In the same way, we hear nothing about gang-stalking in the news, no recognition from any official body, and it’s only ever reflected in fictional storylines of TV and movies (with a great deal of distortion applied). The lack of any official recognition guarantees the resulting response from people who aren’t experiencing gang-stalking themselves (even if they are engaging in it). Due to this lack of official recognition, the targeted community predictably comes together online and interacts, and this offers them a temporary release or diversion from their isolation by finding other targets who understand their plight. However, this might only exacerbate the problem in the end by allowing their increased knowledge of the situation to overwhelm their perceptions.

And certain people seem to be there only to encourage others to believe everything they imagine to be gang-stalking activity actually is. None of the people I’ve come across who purport to be activists against gang-stalking actually attempt to lessen people’s potentially false perceptions or encourage them to apply any sort of critical analysis in an attempt to assure that they aren’t imagining things. Nope. Instead, they seem to always encourage them to believe the worst, but often in a subtle, non-direct way.

Considering that the organization of these gang-stalking groups and their activities ultimately originate from the military/intelligence community, the means that might be used to achieve their ends will be standard, and would therefore include planting imposters within the groups, organizations, and communities that develop among their adversaries (the targets). These imposters will sometimes seek leadership positions to gain control of a group, or will otherwise cause strife within the group and keep it divided, in either case to divert its energies from achieving anything positive. This is what has been going on within the more popular gang-stalking ‘support’ sites for a while now. I think that other agent provocateurs exist within the gang-stalking community who encourage targets to harass their suspected perps, and still others who sound so ridiculously delusional that they only help to damage the reputation of the entire targeted community.

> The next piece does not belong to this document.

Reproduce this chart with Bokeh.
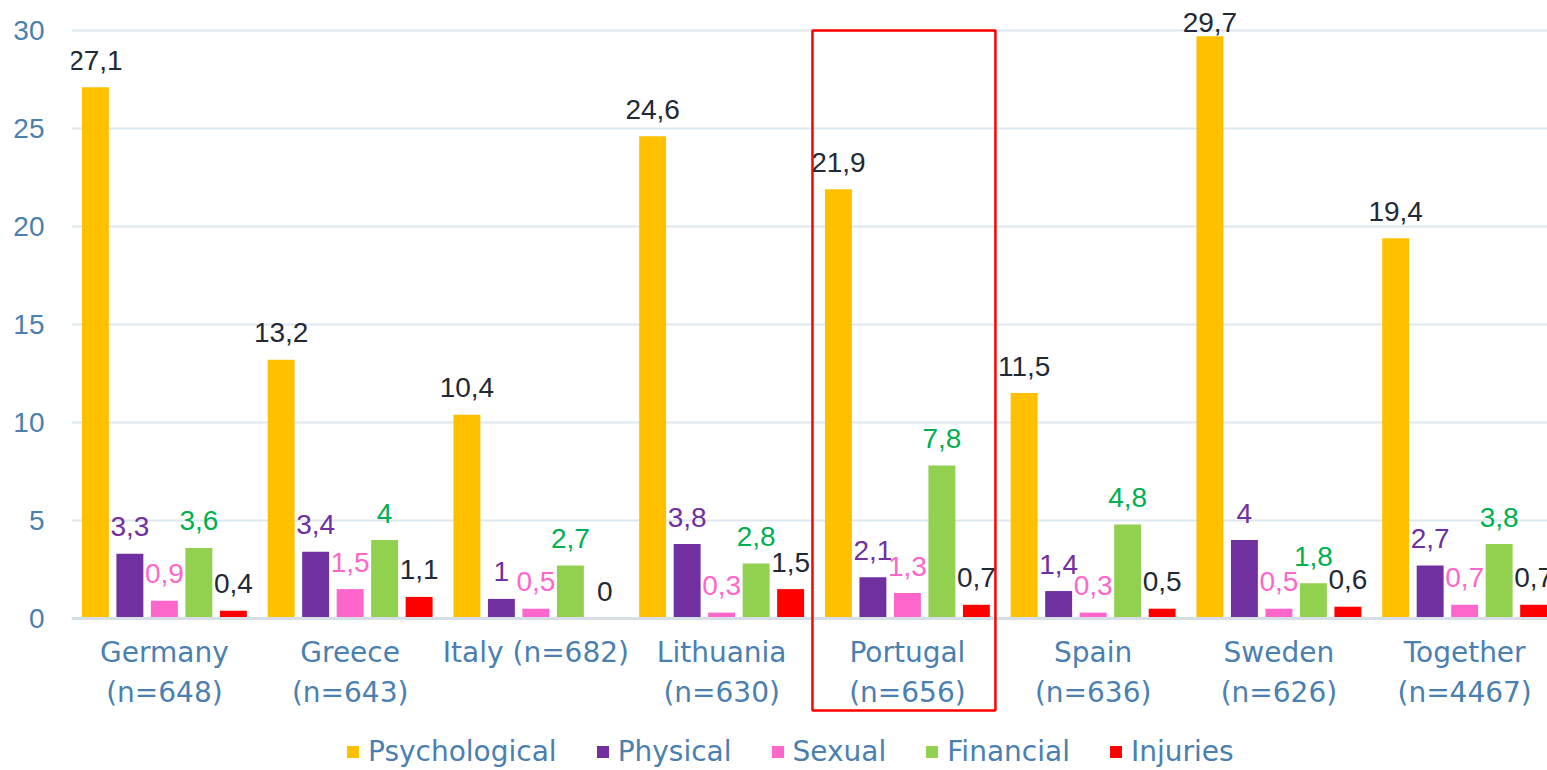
import numpy as np
from bokeh.plotting import figure
from bokeh.models import Range1d, FixedTicker, Legend, LegendItem, BoxAnnotation
from bokeh.embed import file_html
from bokeh.resources import INLINE
from bokeh.core.properties import value

# ---------------- data ----------------
countries = ["Germany", "Greece", "Italy", "Lithuania", "Portugal", "Spain", "Sweden", "Together"]
tick_labels = ["Germany\n(n=648)", "Greece\n(n=643)", "Italy (n=682)", "Lithuania\n(n=630)",
               "Portugal\n(n=656)", "Spain\n(n=636)", "Sweden\n(n=626)", "Together\n(n=4467)"]
series = ["Psychological", "Physical", "Sexual", "Financial", "Injuries"]
psychological = [27.1, 13.2, 10.4, 24.6, 21.9, 11.5, 29.7, 19.4]
physical = [3.3, 3.4, 1.0, 3.8, 2.1, 1.4, 4.0, 2.7]
sexual = [0.9, 1.5, 0.5, 0.3, 1.3, 0.3, 0.5, 0.7]
financial = [3.6, 4.0, 2.7, 2.8, 7.8, 4.8, 1.8, 3.8]
injuries = [0.4, 1.1, 0.0, 1.5, 0.7, 0.5, 0.6, 0.7]
y_ticks = [0, 5, 10, 15, 20, 25, 30]
highlight = "Portugal"

values = [psychological, physical, sexual, financial, injuries]
bar_colors = ["#ffc000", "#7030a0", "#ff66cc", "#92d050", "#ff0000"]
label_colors = ["#1f2a36", "#7030a0", "#ff66cc", "#00b050", "#1f2a36"]

NUM_FONT = "Liberation Sans"
WORD_FONT = "DejaVu Sans"
AXIS_COLOR = "#4a7fb0"

p = figure(width=1547, height=770, output_backend="svg", toolbar_location=None,
           x_range=Range1d(-0.5, 7.446), y_range=Range1d(-7.755, 31.53),
           min_border_left=71, min_border_right=0, min_border_top=0, min_border_bottom=0)
p.outline_line_color = None
p.background_fill_color = "white"
p.border_fill_color = "white"

p.xgrid.grid_line_color = None
p.ygrid.ticker = FixedTicker(ticks=y_ticks)
p.ygrid.grid_line_color = "#dce7f0"
p.ygrid.grid_line_width = 2

p.yaxis.ticker = FixedTicker(ticks=y_ticks)
p.yaxis.axis_line_color = None
p.yaxis.major_tick_line_color = None
p.yaxis.minor_tick_line_color = None
p.yaxis.major_label_text_font = NUM_FONT
p.yaxis.major_label_text_font_size = "28px"
p.yaxis.major_label_text_color = AXIS_COLOR
p.yaxis.major_label_standoff = 21

p.xaxis.fixed_location = 0
p.xaxis.ticker = FixedTicker(ticks=list(range(len(countries))))
p.xaxis.major_label_overrides = {i: lbl for i, lbl in enumerate(tick_labels)}
p.xaxis.axis_line_color = "#d6dee6"
p.xaxis.axis_line_width = 3
p.xaxis.major_tick_line_color = None
p.xaxis.minor_tick_line_color = None
p.xaxis.major_label_text_font = WORD_FONT
p.xaxis.major_label_text_font_size = "28px"
p.xaxis.major_label_text_color = AXIS_COLOR
p.xaxis.major_label_standoff = 12

step = 0.1857
bar_w = 0.145
group_x = np.arange(len(countries), dtype=float)
items = []
for i, (name, vals) in enumerate(zip(series, values)):
    xs = group_x + (i - 2) * step
    vals = np.array(vals, dtype=float)
    r = p.vbar(x=xs, top=vals, bottom=0, width=bar_w, fill_color=bar_colors[i],
               line_color=None)
    items.append(LegendItem(label=name, renderers=[r]))
    labels = [f"{v:g}".replace(".", ",") for v in vals]
    p.text(x=xs, y=np.minimum(vals, 29.05), text=labels, text_align="center",
           text_baseline="alphabetic", y_offset=-27,
           text_font=value(NUM_FONT), text_font_size="28px", text_color=label_colors[i])

# highlight box around one group
hi = countries.index(highlight)
box = BoxAnnotation(left=hi - 0.511, right=hi + 0.474, top=30, bottom=-4.69,
                    fill_color=None, fill_alpha=0, line_color="#ff0000",
                    line_alpha=1.0, line_width=2.5)
p.add_layout(box)

legend = Legend(items=items, orientation="horizontal", location=(274, 2),
                glyph_width=15, glyph_height=15, label_height=15, label_standoff=8,
                spacing=38, label_text_font=WORD_FONT, label_text_font_size="28px",
                label_text_color=AXIS_COLOR, border_line_color=None,
                background_fill_alpha=0, padding=0, margin=0)
p.add_layout(legend)

open("out.html", "w").write(file_html(p, INLINE))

I don’t want to be an activist, for this very reason. I’m just interested in knowing the truth for my own sake, in order to keep my head straight as to what is real and what is imaginary, because this situation of being targeted can leave you wondering about your own sanity if you don’t keep both feet planted firmly on the ground at all times. But in the process I’ve learned that greater knowledge and awareness has a certain effect that can poison your thoughts if you aren’t ready to receive it, and those who ultimately instigate these gang-stalking activities know this very well, and are undoubtedly using it to their best advantage.